The really interesting bit is this iterator-based version plays well with a data-parallelism crate called Rayon. Rayon can take a pipeline such as this and broadcast the processing across multiple CPU cores using a thread pool, and aggregate the final results almost magically. To parallelize our simple example here we just add one line, .par_bridge():
let count = WalkDir::new(".")
.into_iter()
.filter_map(|e| e.ok())
.par_bridge()
.filter(|e|e.path().is_file())
.count();
println!("Found {} files", count);Now the “heavy processing” of calling is_file on thousands of files can be shared across multiple CPU cores.

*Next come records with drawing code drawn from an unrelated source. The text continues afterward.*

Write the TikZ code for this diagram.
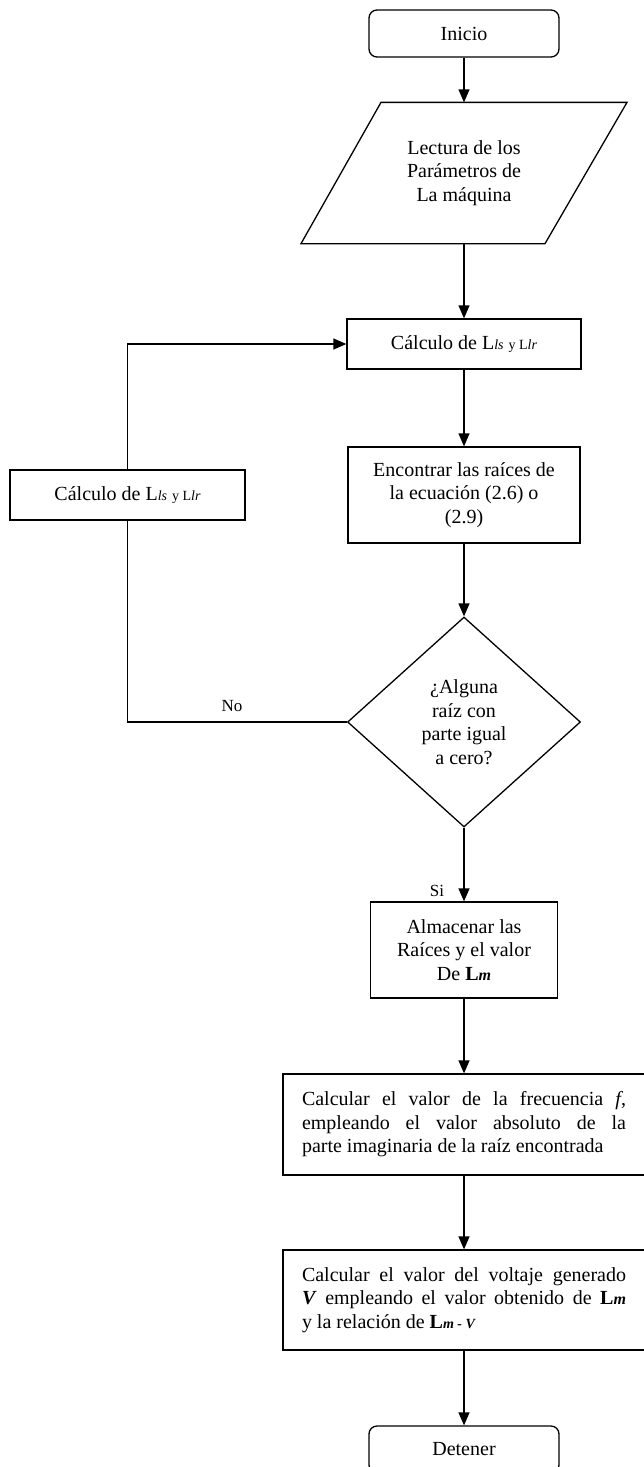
\documentclass[tikz,border=0pt]{standalone}
\usepackage{fontspec}
\setmainfont{Liberation Serif}
\usetikzlibrary{arrows.meta,shapes.geometric}
\newcommand{\chico}[1]{{\fontsize{14}{14}\selectfont #1}}
\newcommand{\ancho}[1]{\makebox[324pt][s]{#1}}
\begin{document}
\begin{tikzpicture}[x=1pt,y=-1pt,line width=1.3pt,
  every node/.style={font=\fontsize{20}{23.5}\selectfont},
  term/.style={draw,rounded corners=8pt,minimum width=190pt,minimum height=47pt},
  caja/.style={draw,align=center,inner sep=4pt},
  datos/.style={minimum width=246pt,minimum height=140pt,align=center},
  rombo/.style={draw,diamond,minimum width=233pt,minimum height=210pt,inner sep=0pt,align=center},
  flecha/.style={-{Triangle[length=13pt,width=11pt]}},
  etiq/.style={font=\fontsize{17}{17}\selectfont}]
  \useasboundingbox (0,0) rectangle (644,1467);
  \node[term] (ini) at (464,33.5) {Inicio};
  \node[datos] (lect) at (464,173) {Lectura de los\\Parámetros de\\La máquina};
  \draw ([xshift=-83pt]lect.north) -- ([xshift=163pt]lect.north) -- ([xshift=81pt]lect.south)
    -- ([xshift=-163pt]lect.south) -- cycle;
  \node[caja,minimum width=234pt,minimum height=50pt] (calc1) at (464,344) {Cálculo de L\chico{\itshape ls} \chico{y L\itshape lr}};
  \node[caja,minimum width=235pt,minimum height=50pt] (calc2) at (127.5,495) {Cálculo de L\chico{\itshape ls} \chico{y L\itshape lr}};
  \node[caja,minimum width=232pt,minimum height=96pt] (enc) at (464,495) {Encontrar las raíces de\\la ecuación (2.6) o\\(2.9)};
  \node[rombo] (dec) at (464,722) {¿Alguna\\raíz con\\parte igual\\a cero?};
  \node[etiq] (no) at (232,706) {No};
  \node[etiq] (si) at (437,891) {Si};
  \node[caja,minimum width=187pt,minimum height=96pt] (alm) at (464,950) {Almacenar las\\Raíces y el valor\\De \textbf{L}{\fontsize{16}{16}\selectfont\bfseries\itshape m}};
  \node[caja,minimum width=362pt,minimum height=101pt,align=left] (frec) at (464,1124.5)
    {\ancho{Calcular el valor de la frecuencia \textit{f},}\\\ancho{empleando el valor absoluto de la}\\parte imaginaria de la raíz encontrada};
  \node[caja,minimum width=362pt,minimum height=100pt,align=left] (volt) at (464,1300)
    {\ancho{Calcular el valor del voltaje generado}\\\ancho{\textbf{\textit{V}} empleando el valor obtenido de \textbf{L}{\fontsize{16}{16}\selectfont\bfseries\itshape m}}\\y la relación de \textbf{L}\chico{\bfseries\itshape m - V}};
  \node[term] (det) at (464,1449.5) {Detener};
  \foreach \a/\b in {ini/lect,lect/calc1,calc1/enc,enc/dec,dec/alm,alm/frec,frec/volt,volt/det}
    \draw[flecha] (\a.south) -- (\b.north);
  \draw (dec.west) -| (calc2.south);
  \draw[flecha] (calc2.north) |- (calc1.west);
\end{tikzpicture}
\end{document}
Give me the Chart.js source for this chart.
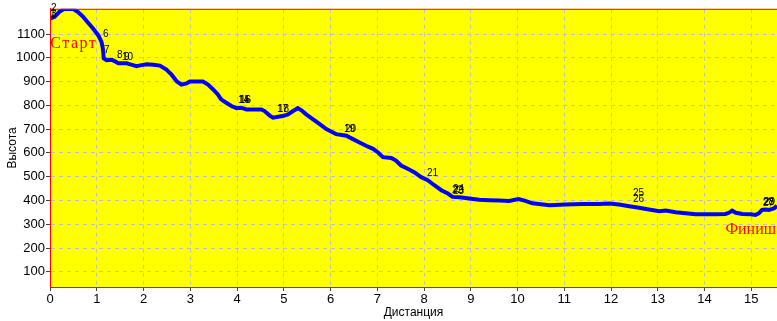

It doesn’t make sense here, of course, but if the filtering step are more computationally expensive it could make a big difference.
Summary
In short, I am highly impressed with Rust’s “dynamic range” in being a system-level language that also allowed me to write what amounts to a glorified shell script in under 300 lines — comments, unit tests, and all. This really reflects the quality of the crates out there and the thought that has gone into Cargo.
Was it necessary to write this in a low-level language? Not at all! However, this sort of file system-level manipulation comes up surprisingly often in larger applications. Being able to do it efficiently even at the lowest-levels of the application stack is a nice productivity boost.